From the start, the romantic and erotic connection between Antony and Cleopatra is framed as explicitly political. The fact that Antony has shacked up with Cleopatra in Egypt has had major repercussions on his career as a general, and the characters, in speaking about him, frame him as having not only been seduced by Cleopatra herself, but by Egypt as a nation. His affair, the distraction of his erotic relationship with Cleopatra, is what has led to his political downfall.

Thus, it is his general Ventidius' obligation to convince him not only to believe in himself more and fight for his reputation, but to leave his love affair with Cleopatra behind. When he visits Antony, Ventidius speaks to him about the 12 legions that have remained loyal to him, but are only willing to fight with him if he denounces his love for Cleopatra and no longer fights on behalf of Egypt. He outlines the explicitly political ramifications of their affair when he says, "Why should they fight indeed, to make her conquer,/And make you more a slave? to gain you kingdoms,/Which, for a kiss, at your next midnight feast,/You'll sell to her? Then she new-names her jewels,/And calls this diamond such or such a tax;/Each pendant in her ear shall be a province."

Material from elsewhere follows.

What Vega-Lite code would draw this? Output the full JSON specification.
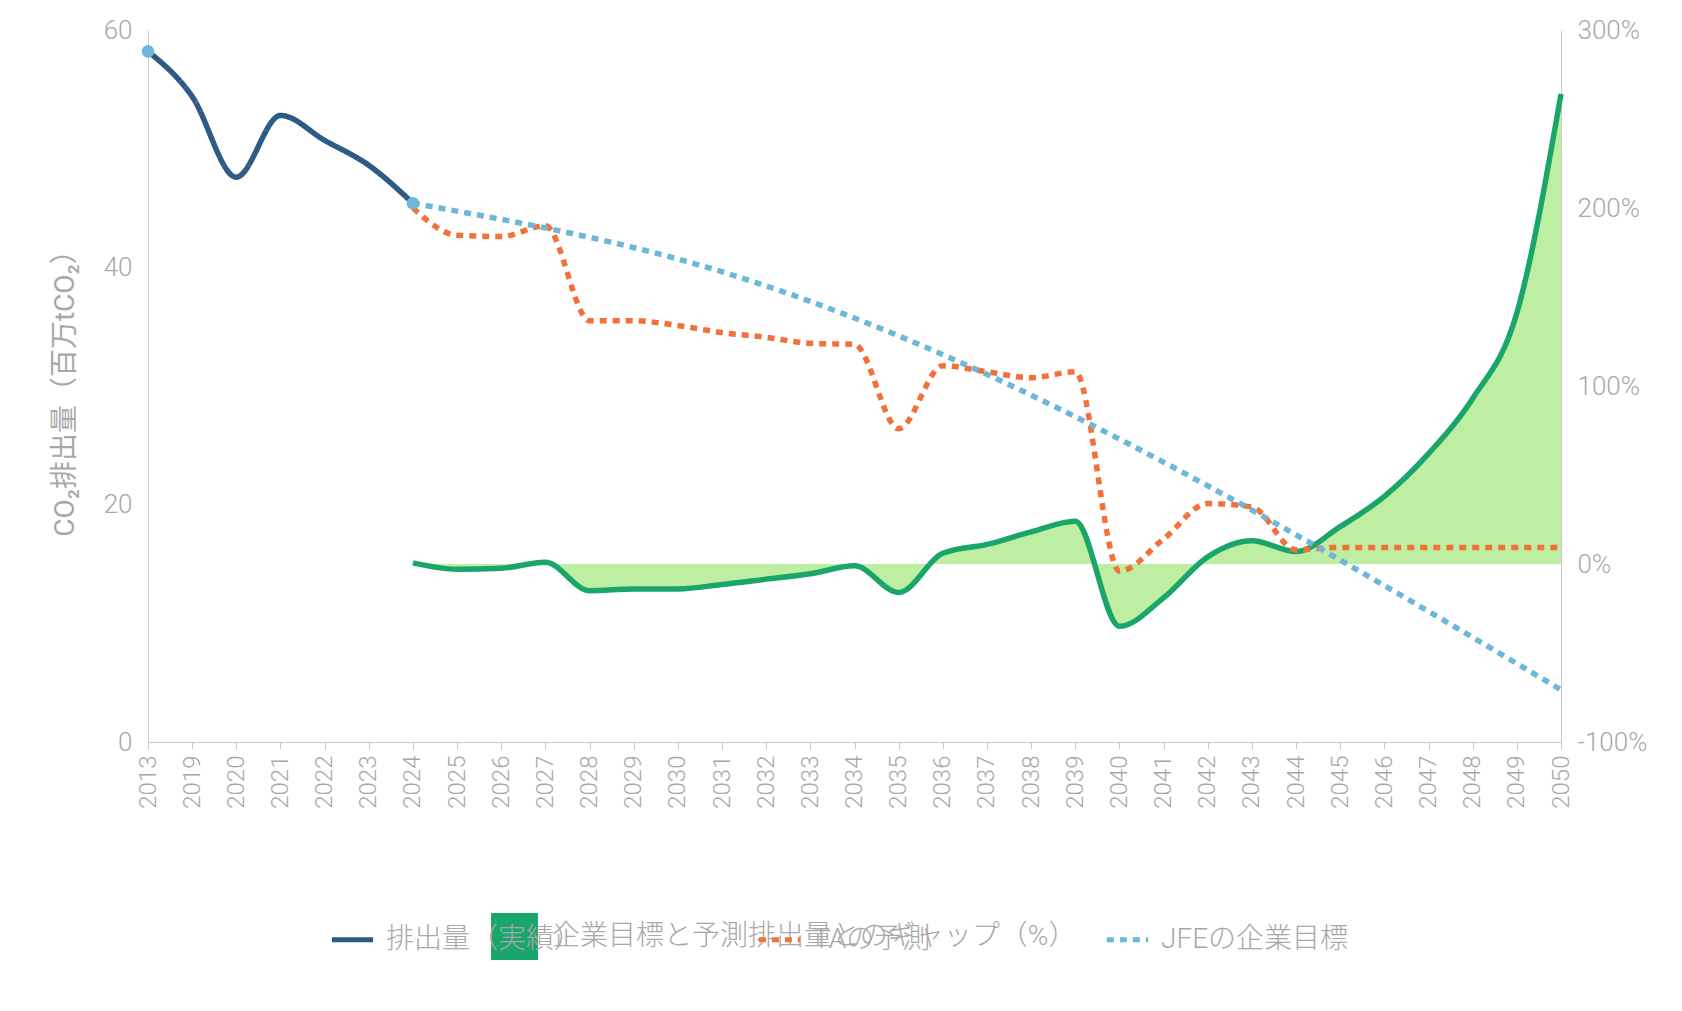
{
  "$schema": "https://vega.github.io/schema/vega-lite/v6.json",
  "width": 1413,
  "height": 712,
  "autosize": "none",
  "padding": {"left": 148, "top": 30, "right": 121, "bottom": 269},
  "background": "white",
  "config": {
    "font": "Roboto, Noto Sans CJK JP",
    "view": {"stroke": null},
    "axis": {"labelColor": "#a8a8a8", "titleColor": "#a8a8a8", "domainColor": "#c8c8c8", "tickColor": "#c8c8c8", "grid": false, "labelFontSize": 26, "titleFontWeight": "normal", "labelFontWeight": 300}
  },
  "datasets": {
    "lines": [
      {"year": "2013", "series": "排出量（実績）", "value": 58.2},
      {"year": "2019", "series": "排出量（実績）", "value": 54.4},
      {"year": "2020", "series": "排出量（実績）", "value": 47.6},
      {"year": "2021", "series": "排出量（実績）", "value": 52.8},
      {"year": "2022", "series": "排出量（実績）", "value": 50.7},
      {"year": "2023", "series": "排出量（実績）", "value": 48.6},
      {"year": "2024", "series": "排出量（実績）", "value": 45.4},
      {"year": "2024", "series": "TAの予測", "value": 45.0},
      {"year": "2025", "series": "TAの予測", "value": 42.7},
      {"year": "2026", "series": "TAの予測", "value": 42.6},
      {"year": "2027", "series": "TAの予測", "value": 43.5},
      {"year": "2028", "series": "TAの予測", "value": 35.5},
      {"year": "2029", "series": "TAの予測", "value": 35.5},
      {"year": "2030", "series": "TAの予測", "value": 35.1},
      {"year": "2031", "series": "TAの予測", "value": 34.5},
      {"year": "2032", "series": "TAの予測", "value": 34.1},
      {"year": "2033", "series": "TAの予測", "value": 33.6},
      {"year": "2034", "series": "TAの予測", "value": 33.5},
      {"year": "2035", "series": "TAの予測", "value": 26.4},
      {"year": "2036", "series": "TAの予測", "value": 31.7},
      {"year": "2037", "series": "TAの予測", "value": 31.2},
      {"year": "2038", "series": "TAの予測", "value": 30.7},
      {"year": "2039", "series": "TAの予測", "value": 31.2},
      {"year": "2040", "series": "TAの予測", "value": 14.4},
      {"year": "2041", "series": "TAの予測", "value": 17.1},
      {"year": "2042", "series": "TAの予測", "value": 20.1},
      {"year": "2043", "series": "TAの予測", "value": 19.8},
      {"year": "2044", "series": "TAの予測", "value": 16.2},
      {"year": "2045", "series": "TAの予測", "value": 16.4},
      {"year": "2046", "series": "TAの予測", "value": 16.4},
      {"year": "2047", "series": "TAの予測", "value": 16.4},
      {"year": "2048", "series": "TAの予測", "value": 16.4},
      {"year": "2049", "series": "TAの予測", "value": 16.4},
      {"year": "2050", "series": "TAの予測", "value": 16.4},
      {"year": "2024", "series": "JFEの企業目標", "value": 45.4},
      {"year": "2030", "series": "JFEの企業目標", "value": 40.7},
      {"year": "2050", "series": "JFEの企業目標", "value": 4.4}
    ],
    "gap": [
      {"year": "2024", "gap": 0.6, "lbl": "企業目標と予測排出量とのギャップ（%）"},
      {"year": "2025", "gap": -3, "lbl": "企業目標と予測排出量とのギャップ（%）"},
      {"year": "2026", "gap": -2.4, "lbl": "企業目標と予測排出量とのギャップ（%）"},
      {"year": "2027", "gap": 1, "lbl": "企業目標と予測排出量とのギャップ（%）"},
      {"year": "2028", "gap": -15, "lbl": "企業目標と予測排出量とのギャップ（%）"},
      {"year": "2029", "gap": -14, "lbl": "企業目標と予測排出量とのギャップ（%）"},
      {"year": "2030", "gap": -14, "lbl": "企業目標と予測排出量とのギャップ（%）"},
      {"year": "2031", "gap": -11.5, "lbl": "企業目標と予測排出量とのギャップ（%）"},
      {"year": "2032", "gap": -8.5, "lbl": "企業目標と予測排出量とのギャップ（%）"},
      {"year": "2033", "gap": -5.5, "lbl": "企業目標と予測排出量とのギャップ（%）"},
      {"year": "2034", "gap": -1, "lbl": "企業目標と予測排出量とのギャップ（%）"},
      {"year": "2035", "gap": -16, "lbl": "企業目標と予測排出量とのギャップ（%）"},
      {"year": "2036", "gap": 6, "lbl": "企業目標と予測排出量とのギャップ（%）"},
      {"year": "2037", "gap": 11, "lbl": "企業目標と予測排出量とのギャップ（%）"},
      {"year": "2038", "gap": 18, "lbl": "企業目標と予測排出量とのギャップ（%）"},
      {"year": "2039", "gap": 24, "lbl": "企業目標と予測排出量とのギャップ（%）"},
      {"year": "2040", "gap": -35, "lbl": "企業目標と予測排出量とのギャップ（%）"},
      {"year": "2041", "gap": -19, "lbl": "企業目標と予測排出量とのギャップ（%）"},
      {"year": "2042", "gap": 4, "lbl": "企業目標と予測排出量とのギャップ（%）"},
      {"year": "2043", "gap": 13, "lbl": "企業目標と予測排出量とのギャップ（%）"},
      {"year": "2044", "gap": 7, "lbl": "企業目標と予測排出量とのギャップ（%）"},
      {"year": "2045", "gap": 21, "lbl": "企業目標と予測排出量とのギャップ（%）"},
      {"year": "2046", "gap": 38, "lbl": "企業目標と予測排出量とのギャップ（%）"},
      {"year": "2047", "gap": 62, "lbl": "企業目標と予測排出量とのギャップ（%）"},
      {"year": "2048", "gap": 93, "lbl": "企業目標と予測排出量とのギャップ（%）"},
      {"year": "2049", "gap": 141, "lbl": "企業目標と予測排出量とのギャップ（%）"},
      {"year": "2050", "gap": 264, "lbl": "企業目標と予測排出量とのギャップ（%）"}
    ]
  },
  "encoding": {
    "x": {
      "field": "year", "type": "ordinal",
      "scale": {"type": "point", "padding": 0, "domain": ["2013","2019","2020","2021","2022","2023","2024","2025","2026","2027","2028","2029","2030","2031","2032","2033","2034","2035","2036","2037","2038","2039","2040","2041","2042","2043","2044","2045","2046","2047","2048","2049","2050"]},
      "axis": {"title": null, "labelAngle": -90, "labelFontSize": 24, "tickSize": 7, "labelPadding": 6}
    }
  },
  "layer": [
    {
      "data": {"name": "gap"},
      "layer": [
        {
          "mark": {"type": "area", "interpolate": "monotone", "color": "#bdeea2"},
          "encoding": {
            "y": {"field": "gap", "type": "quantitative", "scale": {"domain": [-100, 300]},
              "axis": {"orient": "right", "title": null, "values": [-100, 0, 100, 200, 300], "labelExpr": "datum.value + '%'", "ticks": false, "labelPadding": 16}},
            "y2": {"datum": 0}
          }
        },
        {
          "mark": {"type": "line", "interpolate": "monotone", "color": "#1aa66b", "strokeWidth": 5.5},
          "encoding": {"y": {"field": "gap", "type": "quantitative"}}
        },
        {
          "mark": {"type": "square", "size": 0, "opacity": 0},
          "encoding": {
            "y": {"field": "gap", "type": "quantitative"},
            "fill": {"field": "lbl", "type": "nominal", "scale": {"range": ["#1aa66b"]},
              "legend": {"orient": "none", "legendX": 343, "legendY": 883, "title": null, "symbolType": "square", "symbolSize": 2200, "symbolOpacity": 1, "symbolStrokeWidth": 0, "labelFontSize": 28, "labelColor": "#a8a8a8", "labelFontWeight": 300, "labelLimit": 0, "labelOffset": 14}}
          }
        }
      ]
    },
    {
      "data": {"name": "lines"},
      "layer": [
        {
          "mark": {"type": "line", "interpolate": "monotone", "strokeWidth": 5.5},
          "encoding": {
            "y": {"field": "value", "type": "quantitative", "scale": {"domain": [0, 60]},
              "axis": {"title": "CO₂排出量（百万tCO₂）", "titleFontSize": 28, "values": [0, 20, 40, 60], "ticks": false, "labelPadding": 16, "titlePadding": 24}},
            "color": {"field": "series", "type": "nominal",
              "scale": {"domain": ["排出量（実績）", "TAの予測", "JFEの企業目標"], "range": ["#2d5b86", "#f2713a", "#6db8d8"]},
              "legend": {"orient": "none", "legendX": 181, "legendY": 886, "direction": "horizontal", "title": null, "symbolType": "stroke", "symbolSize": 1700, "symbolStrokeWidth": 5, "labelFontSize": 28, "labelColor": "#a8a8a8", "labelFontWeight": 300, "labelLimit": 0, "columnPadding": 165, "labelOffset": 10}},
            "strokeDash": {"field": "series", "type": "nominal",
              "scale": {"domain": ["排出量（実績）", "TAの予測", "JFEの企業目標"], "range": [[1, 0], [7, 6], [7, 6]]}, "legend": null}
          }
        },
        {
          "transform": [{"filter": "datum.series == '排出量（実績）' && (datum.year == '2013' || datum.year == '2024')"}],
          "mark": {"type": "circle", "size": 160, "color": "#6db8d8", "opacity": 1},
          "encoding": {"y": {"field": "value", "type": "quantitative"}}
        }
      ]
    }
  ],
  "resolve": {"scale": {"y": "independent"}}
}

Antony is defined several times—first in the preface by Dryden and then by Ventidius—as a good and virtuous man who is often misguided and gets off track. When talking to a gentleman of Antony's, Ventidius says, "Virtue's his path; but sometimes 'tis too narrow/For his vast soul; and then he starts out wide,/And bounds into a vice, that bears him far/From his first course, and plunges him in ills." In this, we see that Antony is defined by his "vast soul," his boldness and his bravery, but also by the ways that he is inconsistent.